Premium platforms now offer calendar integration that factors in your appointments when planning routes and charging stops. If you have a meeting at 3 PM, the system ensures you arrive with adequate charge and may suggest charging during the meeting if a station is nearby. This feature requires secure calendar access and works best with cloud-based calendars like Google or Outlook.
What’s the difference between estimated charging time and actual charging time?
Estimated times account for your vehicle’s specific charging curve, station power output, battery temperature, and starting state of charge. However, actual times can vary due to power sharing (when multiple vehicles charge simultaneously), battery degradation, or station throttling during peak demand. Top-tier systems show a range (e.g., “25-35 minutes”) and update estimates as you charge.
How do I know if a charging station is reliable before I arrive?
Look for systems displaying reliability scores based on recent success rates, maintenance logs, and user reports. Green flags include recent successful sessions, responsive operator support, and backup charger availability. Red flags include frequent “out of order” reports, slow issue resolution, and limited recent usage data. The best platforms show this as a simple percentage or star rating with detailed breakdowns available.
Should I rely solely on my vehicle’s built-in navigation or use third-party apps?
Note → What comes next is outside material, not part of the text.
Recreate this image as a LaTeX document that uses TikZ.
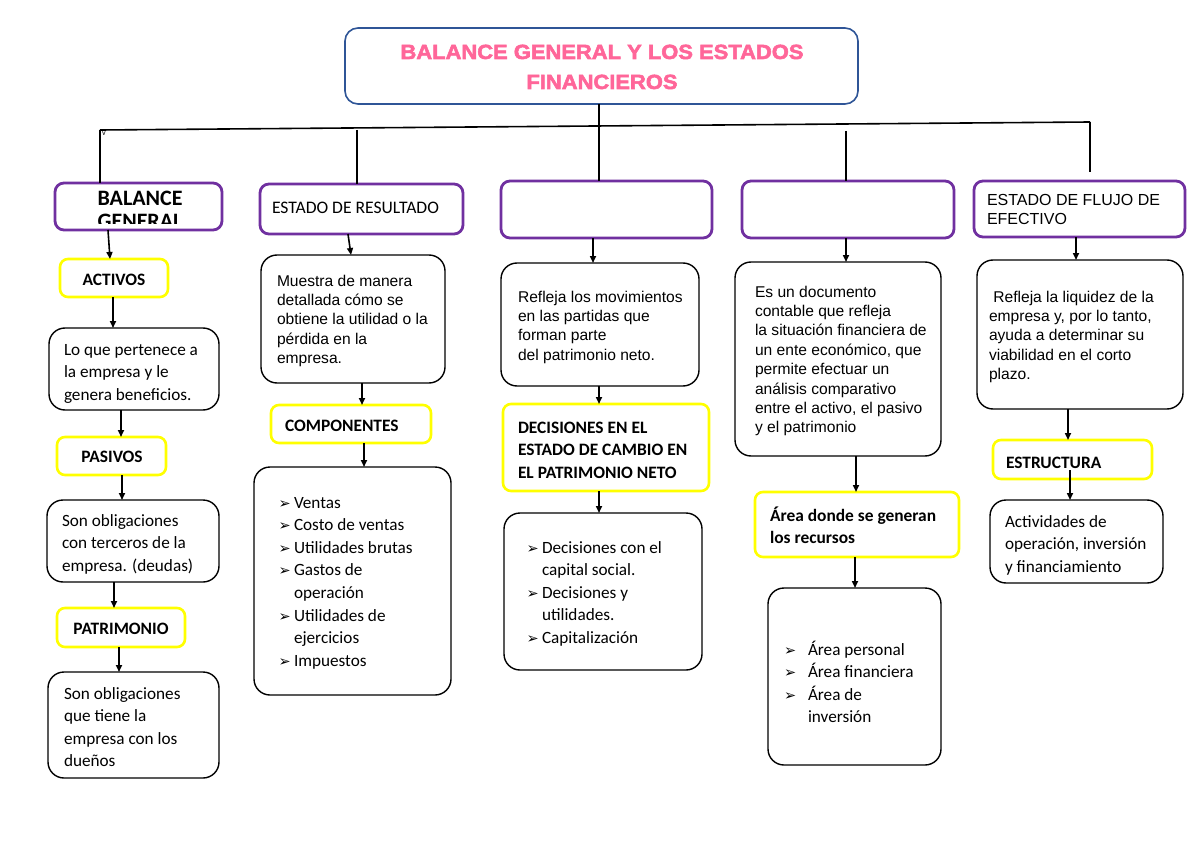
\documentclass[tikz,border=0pt]{standalone}
\usepackage{fontspec}
\setmainfont{Carlito}
\newfontfamily\arialf{Liberation Sans}
\newfontfamily\djv{DejaVu Sans}
\newfontfamily\titlef{Liberation Sans}[BoldFeatures={FakeBold=2.6,FakeStretch=1.07}]
\usetikzlibrary{arrows.meta}
\definecolor{purp}{HTML}{7030A0}
\definecolor{yelb}{HTML}{FFFF00}
\definecolor{blueb}{HTML}{2F5597}
\definecolor{pinkt}{HTML}{FF6699}
\newcommand\lns[1]{\vtop{\halign{##\hfil\cr#1\crcr}}}
\newcommand\lnsc[1]{\vtop{\halign{\hfil##\hfil\cr#1\crcr}}}
\newcommand\bul{\makebox[14pt][l]{\hspace*{-1.5pt}\djv\fontsize{14.5}{14.5}\selectfont ➢}}
\newcommand\bulw{\makebox[23pt][l]{\hspace*{-1pt}\djv\fontsize{14.5}{14.5}\selectfont ➢}}
\newcommand\ind{\hspace*{14pt}}
\newcommand\indw{\hspace*{23pt}}
\newcommand\mybox[6]{\node[#1,minimum width={#4-#2},minimum height={#5-#3}] (#6) at ({(#2+#4)/2},{(#3+#5)/2}) {};}
\tikzset{
  bx/.style={shape=rectangle,inner sep=0pt,outer sep=0pt},
  blk/.style={bx,draw=black,line width=1.4pt,rounded corners=16pt},
  pur/.style={bx,draw=purp,line width=2.8pt,rounded corners=9pt},
  yel/.style={bx,draw=yelb,line width=2.6pt,rounded corners=8pt},
  ttl/.style={bx,draw=blueb,line width=1.6pt,rounded corners=13pt},
  arr/.style={-{Triangle[length=7pt,width=6pt]},line width=1.6pt},
  ln/.style={line width=1.6pt},
  txt/.style={inner sep=0pt,outer sep=0pt,anchor=base west,font=\fontsize{17.2}{22.6}\selectfont},
  txtb/.style={txt,font=\bfseries\fontsize{17.4}{22.8}\selectfont},
  txta/.style={txt,font=\arialf\fontsize{15.6}{19.4}\selectfont},
}
\begin{document}
\begin{tikzpicture}[x=1pt,y=-1pt]
\useasboundingbox[fill=white] (0,0) rectangle (1200,848);
% title
\mybox{ttl}{345}{28}{858}{104}{title}
\node[inner sep=0pt,anchor=base,text=pinkt,font=\titlef\bfseries\fontsize{20.5}{30}\selectfont] (titletxt) at (602,59) {\lnsc{BALANCE GENERAL Y LOS ESTADOS\cr FINANCIEROS}};
% row of purple boxes
\mybox{pur}{55}{183}{222}{230}{b1}
\mybox{pur}{260}{184}{463}{234}{b2}
\mybox{pur}{501}{181}{712}{238}{b3}
\mybox{pur}{742}{181}{954}{238}{b4}
\mybox{pur}{974}{181}{1185}{237}{b5}
\begin{scope}
\clip (58,186) rectangle (219,223);
\node[inner sep=0pt,anchor=base,font=\bfseries\fontsize{22}{24}\selectfont] (b1txt) at (140,205) {\lnsc{BALANCE\cr GENERAL}};
\end{scope}
\node[txt,font=\fontsize{17.6}{22}\selectfont] (b2txt) at (272,214) {ESTADO DE RESULTADO};
\node[txta,font=\arialf\fontsize{16}{19.4}\selectfont] (b5txt) at (987,205) {\lns{ESTADO DE FLUJO DE\cr EFECTIVO}};
% top connectors
\coordinate (hl) at (100,130);
\coordinate (hr) at (1090,122);
\coordinate (h2) at (357,129.9);
\coordinate (h4) at (846,131);
\coordinate (h5e) at (1090,172);
\draw[ln] (hl) -- (hr);
\node[inner sep=0pt,anchor=base west,font=\fontsize{8}{8}\selectfont] (vmark) at (102,136) {v};
\draw[ln] ([xshift=-2.5pt]title.south) -- ([xshift=-7.5pt]b3.north);
\draw[ln] (hl) -- ([xshift=-38.5pt]b1.north);
\draw[ln] (h2) -- ([xshift=-4.5pt]b2.north);
\draw[ln] (h4) -- ([xshift=-2pt]b4.north);
\draw[ln] (hr) -- (h5e);
% column 1
\mybox{yel}{60}{259}{168}{297}{act}
\mybox{blk}{49}{328}{219}{410}{a1}
\mybox{yel}{57}{437}{166}{475}{pas}
\mybox{blk}{47}{500}{219}{582}{a2}
\mybox{yel}{57}{608}{185}{647}{pat}
\mybox{blk}{48}{672}{219}{778}{a3}
\node[txtb,anchor=base] (acttxt) at (114,285) {ACTIVOS};
\node[txtb,anchor=base] (pastxt) at (112,462) {PASIVOS};
\node[txtb,anchor=base] (pattxt) at (121,634) {PATRIMONIO};
\node[txt] (a1txt) at (64,355) {\lns{Lo que pertenece a\cr la empresa y le\cr genera beneficios.}};
\node[txt] (a2txt) at (62,526) {\lns{Son obligaciones\cr con terceros de la\cr empresa. (deudas)}};
\node[txt] (a3txt) at (64,699) {\lns{Son obligaciones\cr que tiene la\cr empresa con los\cr dueños}};
\draw[arr] ([xshift=-30.5pt]b1.south) -- ([xshift=-4pt]act.north);
\draw[arr] ([xshift=-1pt]act.south) -- ([xshift=-21pt]a1.north);
\draw[arr] ([xshift=-13pt]a1.south) -- ([xshift=9.5pt]pas.north);
\draw[arr] ([xshift=10.5pt]pas.south) -- ([xshift=-11pt]a2.north);
\draw[arr] ([xshift=-19pt]a2.south) -- ([xshift=-7pt]pat.north);
\draw[arr] ([xshift=-2pt]pat.south) -- ([xshift=-14.5pt]a3.north);
% column 2
\mybox{blk}{261}{255}{445}{383}{c2a}
\mybox{yel}{271}{405}{431}{443}{comp}
\mybox{blk}{254}{467}{451}{695}{c2b}
\node[txta] (c2atxt) at (277,286) {\lns{Muestra de manera\cr detallada cómo se\cr obtiene la utilidad o la\cr pérdida en la\cr empresa.}};
\node[txtb] (comptxt) at (285,431) {COMPONENTES};
\node[txt] (c2btxt) at (280,508) {\lns{\bul Ventas\cr \bul Costo de ventas\cr \bul Utilidades brutas\cr \bul Gastos de\cr \ind operación\cr \bul Utilidades de\cr \ind ejercicios\cr \bul Impuestos}};
\draw[arr] ([xshift=-13.5pt]b2.south) -- ([xshift=-2pt]c2a.north);
\draw[arr] ([xshift=9pt]c2a.south) -- ([xshift=11pt]comp.north);
\draw[arr] ([xshift=13pt]comp.south) -- ([xshift=11.5pt]c2b.north);
% column 3
\mybox{blk}{501}{263}{699}{386}{c3a}
\mybox{yel}{503}{404}{709}{491}{dec}
\mybox{blk}{504}{513}{702}{670}{c3b}
\node[txta] (c3atxt) at (518,302) {\lns{Refleja los movimientos\cr en las partidas que\cr forman parte\cr del patrimonio neto.}};
\node[txtb] (dectxt) at (518,433) {\lns{DECISIONES EN EL\cr ESTADO DE CAMBIO EN\cr EL PATRIMONIO NETO}};
\node[txt] (c3btxt) at (528,553) {\lns{\bul Decisiones con el\cr \ind capital social.\cr \bul Decisiones y\cr \ind utilidades.\cr \bul Capitalización}};
\draw[arr] ([xshift=-13.5pt]b3.south) -- ([xshift=-7pt]c3a.north);
\draw[arr] ([xshift=-1pt]c3a.south) -- ([xshift=-7pt]dec.north);
\draw[arr] ([xshift=-7pt]dec.south) -- ([xshift=-4pt]c3b.north);
% column 4
\mybox{blk}{735}{262}{941}{456}{c4a}
\mybox{yel}{755}{492}{959}{557}{area}
\mybox{blk}{768}{588}{941}{765}{c4b}
\node[txta] (c4atxt) at (755,297) {\lns{Es un documento\cr contable que refleja\cr la situación financiera de\cr un ente económico, que\cr permite efectuar un\cr análisis comparativo\cr entre el activo, el pasivo\cr y el patrimonio}};
\node[txtb] (areatxt) at (770,521) {\lns{Área donde se generan\cr los recursos}};
\node[txt] (c4btxt) at (785,655) {\lns{\bulw Área personal\cr \bulw Área financiera\cr \bulw Área de\cr \indw inversión}};
\draw[arr] ([xshift=-2pt]b4.south) -- ([xshift=8pt]c4a.north);
\draw[arr] ([xshift=18pt]c4a.south) -- ([xshift=-1pt]area.north);
\draw[arr] ([xshift=-2pt]area.south) -- ([xshift=0.5pt]c4b.north);
% column 5
\mybox{blk}{977}{260}{1183}{409}{c5a}
\mybox{yel}{993}{440}{1152}{479}{estr}
\mybox{blk}{990}{500}{1163}{583}{c5b}
\node[txta] (c5atxt) at (989,302) {\lns{\ Refleja la liquidez de la\cr empresa y, por lo tanto,\cr ayuda a determinar su\cr viabilidad en el corto\cr plazo.}};
\node[txtb] (estrtxt) at (1006,468) {ESTRUCTURA};
\node[txt] (c5btxt) at (1005,527) {\lns{Actividades de\cr operación, inversión\cr y financiamiento}};
\draw[arr] ([xshift=-3.5pt]b5.south) -- ([xshift=-4pt]c5a.north);
\draw[arr] ([xshift=-12pt]c5a.south) -- ([xshift=-4.5pt]estr.north);
\draw[arr] ([xshift=-2.5pt,yshift=9pt]estr.south) -- ([xshift=-6.5pt]c5b.north);
\end{tikzpicture}
\end{document}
Built-in systems offer deeper vehicle integration—accessing precise battery data, pre-conditioning capabilities, and more accurate range predictions. However, third-party apps often provide broader crowdsourced data and faster feature innovation. The optimal approach is using both: rely on built-in navigation for core routing while cross-checking with apps for station reviews and photos. Many vehicles now allow screen mirroring of third-party apps to combine the best of both worlds.